Горные вершины Спят во тьме ночной; Тихие долины Полны свежей мглой; Не пылит дорога, Не дрожат листы… Подожди немного, Отдохнешь и ты.

Самое любопытное в нем — заглавие «Из Гете». Дело в том, что «Ночная песнь странника» Гете, как известно, написана не 3-ст. хореем, а вольным дольником. Лермонтовский размер подсказан, во-первых (мы уже можем это утверждать), самим словом «песня», во-вторых, ритмом первой строки Гете «Über allen Gipfeln…», в-третьих, тем, что последние две строфы Гете «Warte nur — balde Ruhest du auch» в переводе как бы сами собой укладывались в 3-ст. хорей. Собственно, только эти три строки и являются у Лермонтова настоящим переводом; остальное — его собственные вариации на тему Гете.

Содержание стихотворения — природа, путь и отдых, почти однозначно воспринимаемый как аллегория смерти. (У Гете, где было заглавие «…песнь странника», «отдых» больше воспринимался в буквальном смысле слова.) Все эти темы прочно войдут в семантический ореол нашего размера. Форма стихотворения — восьмистишие, причем благодаря четкому ритму и рифмовке — более ощутимое в своем лаконизме, чем оригинал. Композиция — 6+2 строки, с отчетливым выделением концовки. Эта выразительность формы приводит к тому, что наряду с тематикой одним из признаков семантической окраски становится форма восьмистишия (6+2). Серия таких восьмистиший выделяется в 3-ст. хорее ХІХ — ХХ веков как особенно близкие подражания Лермонтову.
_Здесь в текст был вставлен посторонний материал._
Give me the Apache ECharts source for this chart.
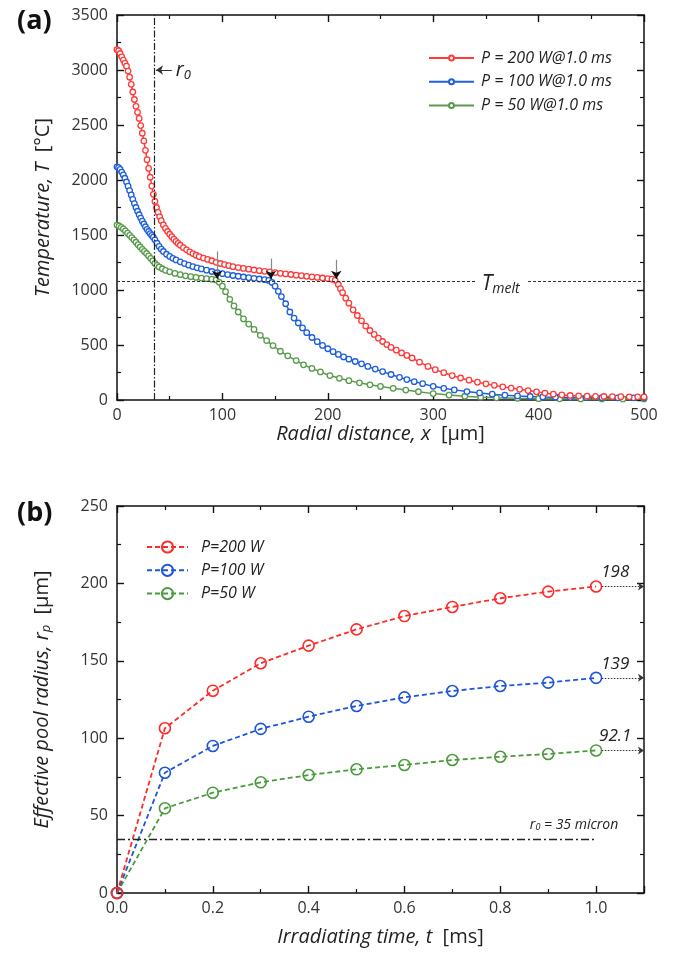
<!DOCTYPE html>
<html><head><meta charset="utf-8">
<script src="https://cdn.jsdelivr.net/npm/echarts@6/dist/echarts.min.js"></script>
<style>html,body{margin:0;padding:0;background:#fff}#c{width:682px;height:956px}</style>
</head><body><div id="c"></div>
<script>
const FONT = '"Open Sans", sans-serif';

// ---------- (a) Temperature vs radial distance ----------
const xTicksA = [0, 100, 200, 300, 400, 500];
const tTicksA = [0, 500, 1000, 1500, 2000, 2500, 3000, 3500];

const redX = [0,1.5,3,4.5,6,7.5,9,10.5,12,13.5,15,16.5,18,19.5,21,22.5,24,25.5,27,28.5,30,31.5,33,34.5,36,37.5,39,40.5,42,44,46,48,50,52,54,56,58,60,63,66,69,72,75,78,82,86,90,94,98,102,106,110,115,120,125,130,135,140,145,150,155,160,165,170,175,180,185,190,195,200,204,207,210,212,214,217,220,224,228,232,236,240,244,248,252,256,260,265,270,275,280,287,295,302,310,318,326,334,342,350,358,366,374,382,390,398,406,414,422,430,438,446,454,462,470,478,486,494,500];
const redT = [3185,3175,3150,3120,3090,3062,3035,2990,2935,2870,2800,2732,2670,2615,2560,2495,2425,2355,2270,2185,2105,2025,1945,1870,1805,1750,1705,1665,1630,1592,1560,1532,1507,1485,1462,1442,1423,1407,1385,1365,1347,1331,1316,1303,1290,1278,1266,1252,1241,1231,1221,1212,1204,1196,1189,1182,1176,1170,1164,1158,1152,1146,1141,1135,1130,1124,1119,1114,1109,1104,1098,1088,1050,1012,976,926,880,820,768,720,672,632,596,562,532,504,478,453,428,405,382,344,305,276,248,222,200,180,162,147,133,120,108,97,86,74,63,53,46,41,38,35,33,32,31,30,29,29,28];

const blueX = [0,1.5,3,4.5,6,7.5,9,10.5,12,13.5,15,16.5,18,19.5,21,22.5,24,25.5,27,28.5,30,31.5,33,34.5,36,38,40,42,44,47,50,53,56,60,64,68,72,76,80,85,90,95,100,105,110,115,120,125,130,135,140,144,147,150,153,156,160,164,168,172,176,180,185,190,195,200,205,210,215,220,226,232,238,245,252,260,268,275,282,290,300,310,320,332,344,356,368,380,392,404,416,430,445,460,475,490,500];
const blueT = [2120,2112,2096,2072,2046,2016,1982,1944,1904,1864,1824,1786,1750,1716,1684,1654,1626,1600,1575,1552,1532,1513,1496,1480,1456,1425,1396,1371,1350,1325,1305,1288,1273,1256,1240,1226,1213,1202,1192,1180,1168,1157,1148,1140,1132,1125,1118,1112,1106,1100,1094,1087,1068,1035,988,940,875,800,745,700,655,612,568,530,496,466,439,414,392,371,350,329,305,281,258,232,206,186,167,148,124,106,92,77,64,53,44,37,32,28,25,23,22,21,20,20,20];

const greenX = [0,2,4,6,8,10,12,14,16,18,20,22,24,26,28,30,32,34,36,38,40,43,46,50,55,60,65,70,75,80,85,90,94,97,100,103,107,111,115,120,125,130,136,142,148,155,162,170,177,185,193,202,211,220,230,240,250,262,274,286,300,315,330,345,360,380,400,420,440,460,480,500];
const greenT = [1590,1582,1570,1555,1537,1517,1497,1477,1456,1434,1412,1391,1370,1351,1332,1310,1288,1265,1242,1224,1209,1193,1179,1165,1151,1139,1129,1121,1114,1108,1103,1098,1092,1070,1035,985,915,855,800,737,690,642,588,540,495,443,402,358,320,287,255,222,197,176,156,138,123,106,90,75,58,45,34,26,20,15,12,11,10,10,10,10];

const r0 = 35;
const tMelt = 1080;
const meltArrowX = [95, 146, 208];
const meltArrowTop = [1350, 1285, 1275];

// ---------- (b) Effective pool radius vs time ----------
const timeMs = [0, 0.1, 0.2, 0.3, 0.4, 0.5, 0.6, 0.7, 0.8, 0.9, 1.0];
const rp200 = [0, 106.4, 130.7, 148.4, 159.8, 170.3, 178.9, 184.8, 190.4, 194.7, 198];
const rp100 = [0, 77.7, 95.0, 106.0, 113.9, 120.8, 126.4, 130.5, 133.7, 135.9, 139];
const rp50  = [0, 54.7, 64.8, 71.5, 76.2, 79.9, 82.7, 85.9, 88.0, 89.8, 92.1];
const finalLabels = ['198', '139', '92.1'];

const namesA = ['P = 200 W@1.0 ms', 'P = 100 W@1.0 ms', 'P = 50 W@1.0 ms'];
const namesB = ['P=200 W', 'P=100 W', 'P=50 W'];

const RED = '#ff3b3b', BLUE = '#1f5fdc', GREEN = '#5a9a4c';
const RED2 = '#ff2a2a', BLUE2 = '#1f55d8', GREEN2 = '#4c9a3e';

const pair = (xs, ys) => xs.map((x, i) => [x, ys[i]]);

const axisLine = { show: true, onZero: false, lineStyle: { color: '#111', width: 1.5 } };
const axisTick = { show: true, inside: true, length: 7, lineStyle: { color: '#111', width: 1.4 } };
const minorTick = { show: true, splitNumber: 2, length: 4, lineStyle: { color: '#111', width: 1.2 } };
const labelStyle = { fontSize: 16, color: '#333', fontFamily: FONT };
const nameRich = {
  i: { fontSize: 20, fontStyle: 'italic', fontFamily: FONT, color: '#222' },
  n: { fontSize: 20, fontFamily: FONT, color: '#222' },
  s: { fontSize: 13, fontStyle: 'italic', fontFamily: FONT, color: '#222', padding: [9, 0, 0, 0] }
};

function mkAxis(gridIndex, position, min, max, interval, opts) {
  return Object.assign({
    type: 'value', gridIndex, position, min, max, interval,
    axisLine, axisTick, minorTick,
    splitLine: { show: false }, minorSplitLine: { show: false },
    axisLabel: { show: false }
  }, opts || {});
}

const chart = echarts.init(document.getElementById('c'));

const topLine = (name, xs, ys, color) => ({
  name, type: 'line', xAxisIndex: 0, yAxisIndex: 0,
  data: pair(xs, ys), symbol: 'circle', symbolSize: 5.5, showSymbol: true,
  lineStyle: { color, width: 1.5 },
  itemStyle: { color: '#fff', borderColor: color, borderWidth: 1.3 },
  emphasis: { disabled: true }, z: 3
});
const botLine = (name, ys, color) => ({
  name, type: 'line', xAxisIndex: 2, yAxisIndex: 2,
  data: pair(timeMs, ys), symbol: 'circle', symbolSize: 11, showSymbol: true,
  lineStyle: { color, width: 1.8, type: [5, 3] },
  itemStyle: { color: 'rgba(0,0,0,0)', borderColor: color, borderWidth: 1.6 },
  emphasis: { disabled: true }, z: 3
});

const sRedA = topLine(namesA[0], redX, redT, RED);
sRedA.markLine = {
  silent: true, symbol: 'none', animation: false,
  label: { show: false },
  data: [
    { xAxis: r0, lineStyle: { type: [7, 2, 1.5, 2], color: '#222', width: 1.2 } },
    [
      { coord: [52, 3000], symbol: 'none', lineStyle: { type: 'solid', color: '#333', width: 1 },
        label: { show: true, position: 'start', distance: 4, formatter: '{r|r}{s|0}',
          rich: { r: { fontSize: 20, fontStyle: 'italic', fontFamily: FONT, color: '#222' },
                  s: { fontSize: 13, fontStyle: 'italic', fontFamily: FONT, color: '#222', padding: [10, 0, 0, 0] } } } },
      { coord: [37, 3000], symbol: 'arrow', symbolSize: 7 }
    ],
    [
      { coord: [0, tMelt], symbol: 'none', lineStyle: { type: [3, 2], color: '#333', width: 1 } },
      { coord: [340, tMelt], symbol: 'none' }
    ],
    [
      { coord: [390, tMelt], symbol: 'none', lineStyle: { type: [3, 2], color: '#333', width: 1 } },
      { coord: [500, tMelt], symbol: 'none' }
    ]
  ].concat(meltArrowX.map((x, i) => [
    { coord: [x, meltArrowTop[i]], symbol: 'none', lineStyle: { type: 'solid', color: '#888', width: 1.2 } },
    { coord: [x, tMelt + 60], symbol: 'none' }
  ])).concat(meltArrowX.map(x => [
    { coord: [x, tMelt + 70], symbol: 'none', lineStyle: { type: 'solid', color: '#111', width: 1.2 } },
    { coord: [x, tMelt + 22], symbol: 'arrow', symbolSize: 8 }
  ]))
};
sRedA.markPoint = {
  silent: true, animation: false,
  data: [{
    coord: [364, tMelt], symbol: 'circle', symbolSize: 1, itemStyle: { color: 'rgba(0,0,0,0)' },
    label: { show: true, position: 'inside', offset: [0, 3], formatter: '{t|T}{s|melt}',
      rich: { t: { fontSize: 21, fontStyle: 'italic', fontFamily: FONT, color: '#222' },
              s: { fontSize: 14, fontStyle: 'italic', fontFamily: FONT, color: '#222', padding: [10, 0, 0, 0] } } }
  }]
};

const sRedB = botLine(namesB[0], rp200, RED2);
const finals = [rp200[10], rp100[10], rp50[10]];
sRedB.markLine = {
  silent: true, animation: false, symbol: 'none', label: { show: false },
  data: [
    [
      { coord: [0, r0], symbol: 'none', lineStyle: { type: [8, 3, 2, 3], color: '#222', width: 1.3 } },
      { coord: [1.0, r0], symbol: 'none' }
    ]
  ].concat(finals.map(v => [
    { coord: [1.012, v], symbol: 'none', lineStyle: { type: [1.5, 1.5], color: '#333', width: 1 } },
    { coord: [1.1, v], symbol: 'arrow', symbolSize: 6 }
  ]))
};
sRedB.markPoint = {
  silent: true, animation: false,
  data: finals.map((v, i) => ({
    coord: [1.04, v], symbol: 'circle', symbolSize: 1, itemStyle: { color: 'rgba(0,0,0,0)' },
    label: { show: true, position: 'inside', offset: [0, -14], formatter: finalLabels[i],
      fontSize: 17, fontStyle: 'italic', fontFamily: FONT, color: '#222' }
  })).concat([{
    coord: [0.954, r0], symbol: 'circle', symbolSize: 1, itemStyle: { color: 'rgba(0,0,0,0)' },
    label: { show: true, position: 'inside', offset: [0, -14], formatter: '{a|r}{b|0}{a| = 35 micron}',
      rich: { a: { fontSize: 14, fontStyle: 'italic', fontFamily: FONT, color: '#222' },
              b: { fontSize: 9, fontStyle: 'italic', fontFamily: FONT, color: '#222', padding: [6, 0, 0, 0] } } }
  }])
};

chart.setOption({
  animation: false,
  backgroundColor: '#fff',
  title: [
    { text: '(a)', left: 12, top: 3, textStyle: { fontSize: 27, fontWeight: 'bold', fontFamily: FONT, color: '#111' } },
    { text: '(b)', left: 12, top: 495, textStyle: { fontSize: 27, fontWeight: 'bold', fontFamily: FONT, color: '#111' } }
  ],
  grid: [
    { left: 117, top: 15, width: 527, height: 385 },
    { left: 117, top: 506, width: 527, height: 387 }
  ],
  legend: [
    { data: namesA, orient: 'vertical', left: 423, top: 45, itemWidth: 45, itemHeight: 6.25, itemGap: 7.7,
      selectedMode: false, textStyle: { fontSize: 16, lineHeight: 16, fontStyle: 'italic', fontFamily: FONT, color: '#222', padding: [0, 0, 0, 2] } },
    { data: namesB, orient: 'vertical', left: 141, top: 534, itemWidth: 41, itemHeight: 14, itemGap: 7.3,
      selectedMode: false, textStyle: { fontSize: 16, lineHeight: 16, fontStyle: 'italic', fontFamily: FONT, color: '#222', padding: [0, 0, 0, 8] } }
  ],
  xAxis: [
    mkAxis(0, 'bottom', xTicksA[0], xTicksA[xTicksA.length - 1], 100, {
      axisLabel: Object.assign({ show: true, margin: 7, formatter: v => String(v) }, labelStyle),
      name: '{i|Radial distance, x}{n|  [μm]}', nameLocation: 'middle', nameGap: 22,
      nameTextStyle: { rich: nameRich }
    }),
    mkAxis(0, 'top', 0, 500, 100),
    mkAxis(1, 'bottom', 0, 1.1, 0.2, {
      axisLabel: Object.assign({ show: true, margin: 7, formatter: v => (v > 1.05 ? '' : v.toFixed(1)) }, labelStyle),
      name: '{i|Irradiating time, t}{n|  [ms]}', nameLocation: 'middle', nameGap: 34,
      nameTextStyle: { rich: nameRich }
    }),
    mkAxis(1, 'top', 0, 1.1, 0.2)
  ],
  yAxis: [
    mkAxis(0, 'left', tTicksA[0], tTicksA[tTicksA.length - 1], 500, {
      axisLabel: Object.assign({ show: true, margin: 9, formatter: v => String(v) }, labelStyle),
      name: '{i|Temperature, T}{n|  [°C]}', nameLocation: 'middle', nameRotate: 90, nameGap: 64,
      nameTextStyle: { rich: nameRich }
    }),
    mkAxis(0, 'right', 0, 3500, 500),
    mkAxis(1, 'left', 0, 250, 50, {
      axisLabel: Object.assign({ show: true, margin: 9, formatter: v => String(v) }, labelStyle),
      name: '{i|Effective pool radius, r}{s|p}{n|  [μm]}', nameLocation: 'middle', nameRotate: 90, nameGap: 64,
      nameTextStyle: { rich: nameRich }
    }),
    mkAxis(1, 'right', 0, 250, 50)
  ],
  series: [
    topLine(namesA[2], greenX, greenT, GREEN),
    topLine(namesA[1], blueX, blueT, BLUE),
    sRedA,
    botLine(namesB[2], rp50, GREEN2),
    botLine(namesB[1], rp100, BLUE2),
    sRedB
  ]
});
</script>
</body></html>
Любопытно, что последующие переводы «Ночной песни» Гете (Анненского, Брюсова) не воспроизводили лермонтовский хорей, а держались ближе к размеру подлинника; исключения — перевод Чролли (К. Тарасова) «…Скоро все печали, Верь, забудешь ты» (указано Р. Д. Тименчиком) да высмеянный «Лит. газетой» (1980. 22 окт.) перевод В. Гадаева «…Нет, и там — далеко — Ты не отдохнешь». Гораздо легче (что вполне понятно) встретить лермонтовскую форму в прямых пародиях и перепевах: у Апухтина («…Подожди немного: Захрапишь и ты!»), у Трефолева в 1877 году («…Подожди немного: Встанешь, серб, и ты!»). Но интереснее отклики не только на форму, но и на тему Лермонтова:

Тяжела дорога — Камень да песок. Ну, теперь немного, Путь уж недалек. Трудновато было, Что-то впереди? — Впереди? могила. Что же стал? иди! (Розенгейм, 1848/1858);

В тишине глубокой Все в деревне спят, На небе высоко Звездочки горят; Но одна упала И исчезла вдруг. Так тебя не стало, Мой сердечный друг (Дрожжин, 1907);

Много птичек скрылось, Лилий — отцвело, Звездочек — скатилось, Тучек — уплыло; Много вод кипучих В бездну унеслось, Много струн певучих В сердце порвалось! (С. Андреевский, 1878);

Осень взоры клонит, Вечер свеж и мглист. Ветер гонит, гонит Одинокий лист. Так и ты, забвенный Лист в ночных полях, Прокружишь, мгновенный, И уйдешь во прах (С. Кречетов, 1910);

Тихий шум дубравы, Песня соловья, Робкое журчанье Горного ручья; Темный лес дремучий, Пестрые луга… Родина, о как ты Сердцу дорога! (М. Леонов, 1898);

Глушь родного леса, Желтые листы. Яркая завеса Поздней красоты. Замерли далече Поздние слова, Отзвучали речи — Память все жива (А. Блок, 1901);

Задремали волны, Ясен неба свод; Светит месяц полный Над лазурью вод. Серебрится море, Трепетно горит… Так и радость горе Ярко озарит (К. Р., 1879);

Солнечные блики Испещряют сад, Розовой гвоздики Вьется аромат. Шумные стрекозы Пляшут над травой… О, родные грезы, О, души покой (В. Палей, 1915).

Из 8 стихотворений в 5 соблюдается композиционное членение 6+2 строки; в одном оно размыто (у Андреевского), в одном смещено (у Кречетова); мягкое лермонтовское «и ты» дважды усиливается до настойчивого параллелизма «так и…». У Андреевского стихотворение называется «Из Гаммерлинга», но оригинал Гаммерлинга написан не хореем, а ямбом: ориентиром остается Лермонтов. В трех стихотворениях налицо обе лермонтовские темы, природа и смерть, еще в двух смерть приглушена, только в одном концовка вызывающе оптимистична. В самом раннем из этих подражаний, у Розенгейма, почти исчезает пейзаж, остается только путь. Наоборот, в остальных стихотворениях исчезает путь, а у Леонова вообще остается только пейзаж: финальное «о как ты…» — несомненно, от привходящего влияния фетовского «Как ты мне родна».